Pain, Growth, and Emotional Healing
The discussion powerfully captures how hardship changes people internally. Trauma, rejection, loneliness, and adversity often force individuals into deeper self-awareness earlier than others. People who survive emotionally difficult lives frequently develop unusual resilience, emotional perception, creativity, or spiritual depth. However, pain itself does not automatically make people wise or enlightened. Some people become compassionate through suffering. Others become bitter, isolated, paranoid, or emotionally trapped by it. Healing therefore requires more than simply believing hardship made someone “special.” It requires emotional processing, self-awareness, reflection, connection, and often forgiveness.
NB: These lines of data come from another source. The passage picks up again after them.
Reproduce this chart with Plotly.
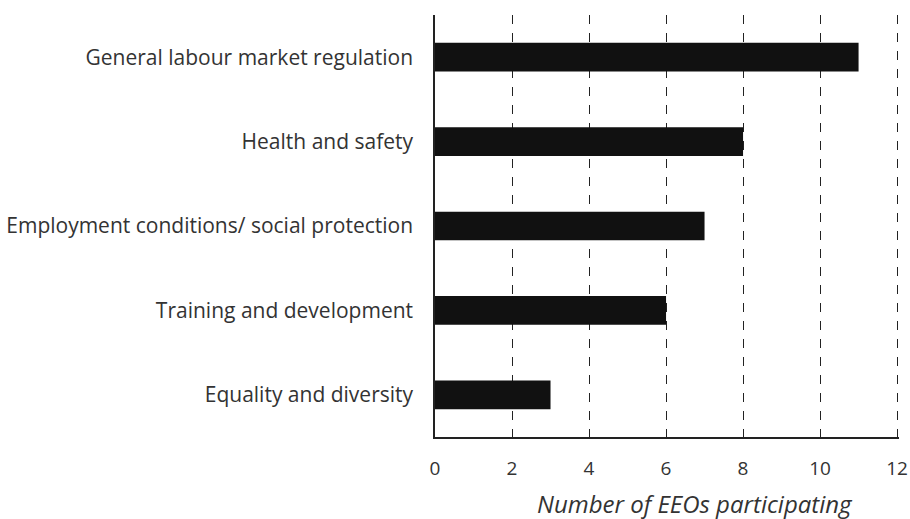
import plotly.graph_objects as go

categories = ["General labour market regulation", "Health and safety",
              "Employment conditions/ social protection", "Training and development",
              "Equality and diversity"]
values = [11, 8, 7, 6, 3]
x_ticks = [0, 2, 4, 6, 8, 10, 12]
x_title = "Number of EEOs participating"

fig = go.Figure()
fig.add_trace(go.Bar(y=categories, x=values, orientation="h",
                     marker=dict(color="#111111", line=dict(width=0)),
                     width=0.34))

fig.update_layout(
    width=910, height=519,
    margin=dict(l=435, r=11, t=15, b=82),
    paper_bgcolor="white", plot_bgcolor="white",
    font=dict(family="Open Sans, sans-serif", size=21, color="#333333"),
    showlegend=False,
    bargap=0.66,
)
fig.update_xaxes(range=[0, 12.05], tickvals=x_ticks, ticktext=[str(t) for t in x_ticks],
                 showgrid=True, gridcolor="#222222", griddash="dash", gridwidth=1,
                 showline=True, linecolor="#222222", linewidth=1.5, mirror=False,
                 zeroline=False, ticks="", ticklabelstandoff=13, automargin=False,
                 tickfont=dict(size=19))
fig.update_yaxes(categoryorder="array", categoryarray=categories[::-1],
                 showline=True, linecolor="#222222", linewidth=1.5,
                 showgrid=False, ticks="", ticklabelstandoff=16, automargin=False)

fig.add_annotation(text="<i>" + x_title + "</i>", xref="paper", yref="paper",
                   x=0.56, y=0, xanchor="center", yanchor="middle", yshift=-66,
                   showarrow=False, font=dict(size=24, color="#333333"))

fig.write_html("out.html", config={"displayModeBar": False},
               post_script="document.body.style.margin='0';document.body.style.overflow='hidden';")
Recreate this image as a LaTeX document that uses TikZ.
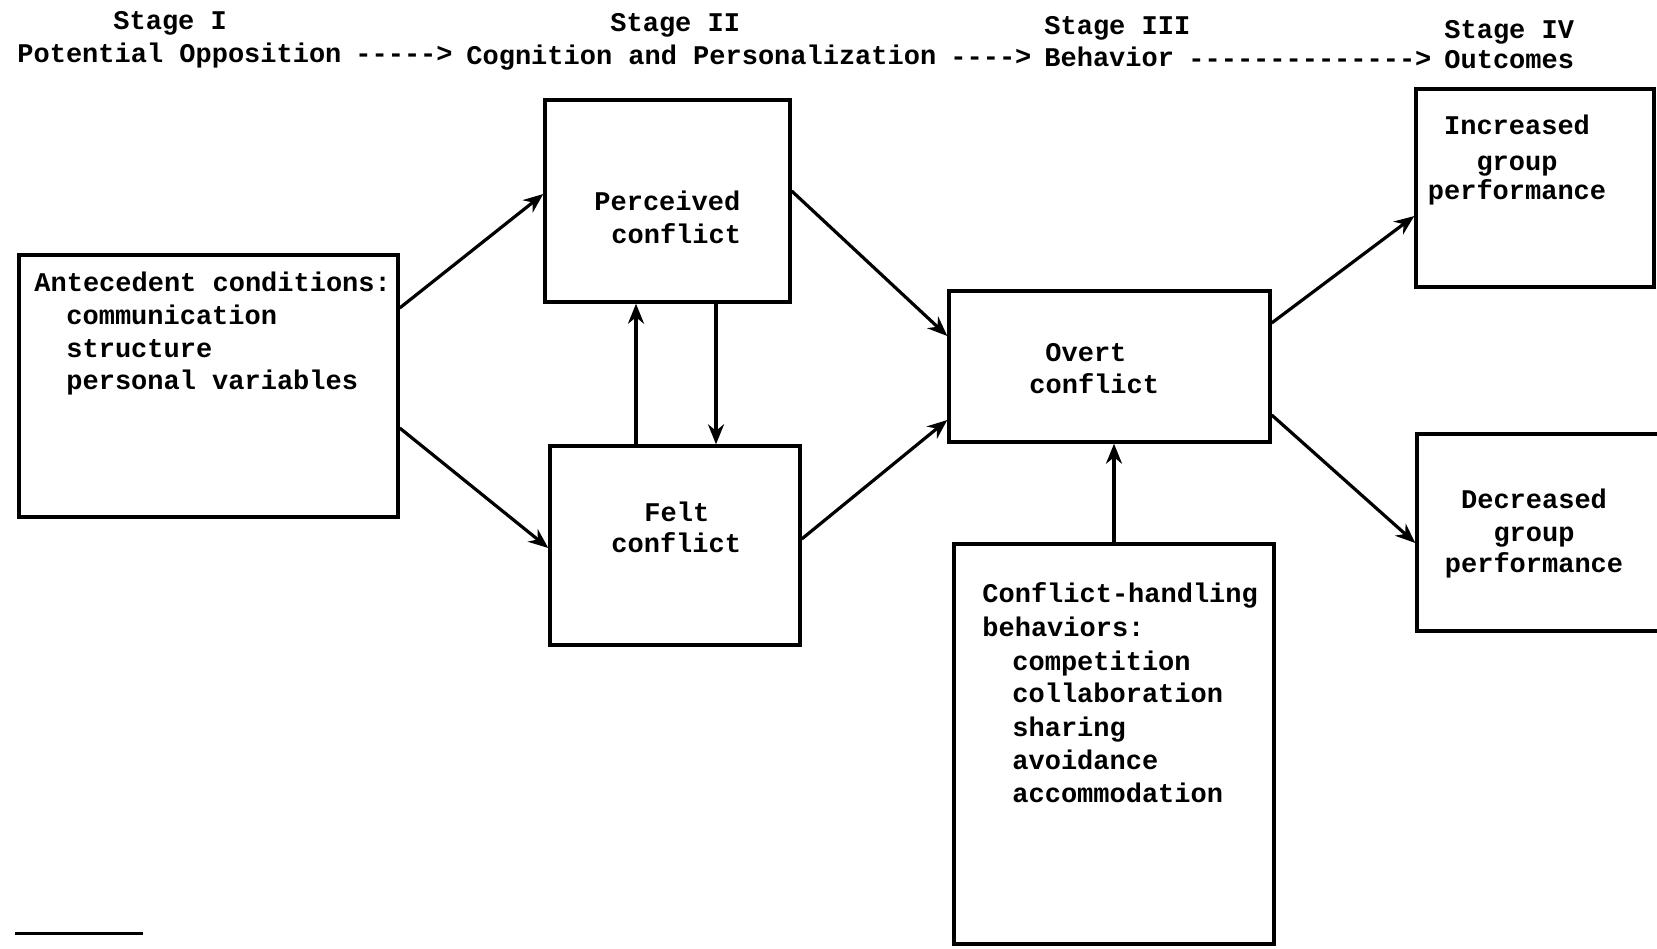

The healthiest interpretation of struggle is not that suffering proves superiority, but that surviving difficulty can deepen understanding and humanity if approached consciously. The goal is not becoming separate from humanity emotionally. The goal is becoming more fully human.
Summary and Conclusion
The discussion about “chosen ones,” rare souls, and difficult paths reflects a deep human desire to find meaning in pain, isolation, and feeling different. Many creative, reflective, or emotionally wounded people connect strongly to these ideas because they often feel disconnected from ordinary social expectations. At the same time, hardship alone does not make someone spiritually superior or uniquely chosen. The discussion ultimately suggests that real growth comes from transforming pain into wisdom, purpose, empathy, and deeper self-understanding.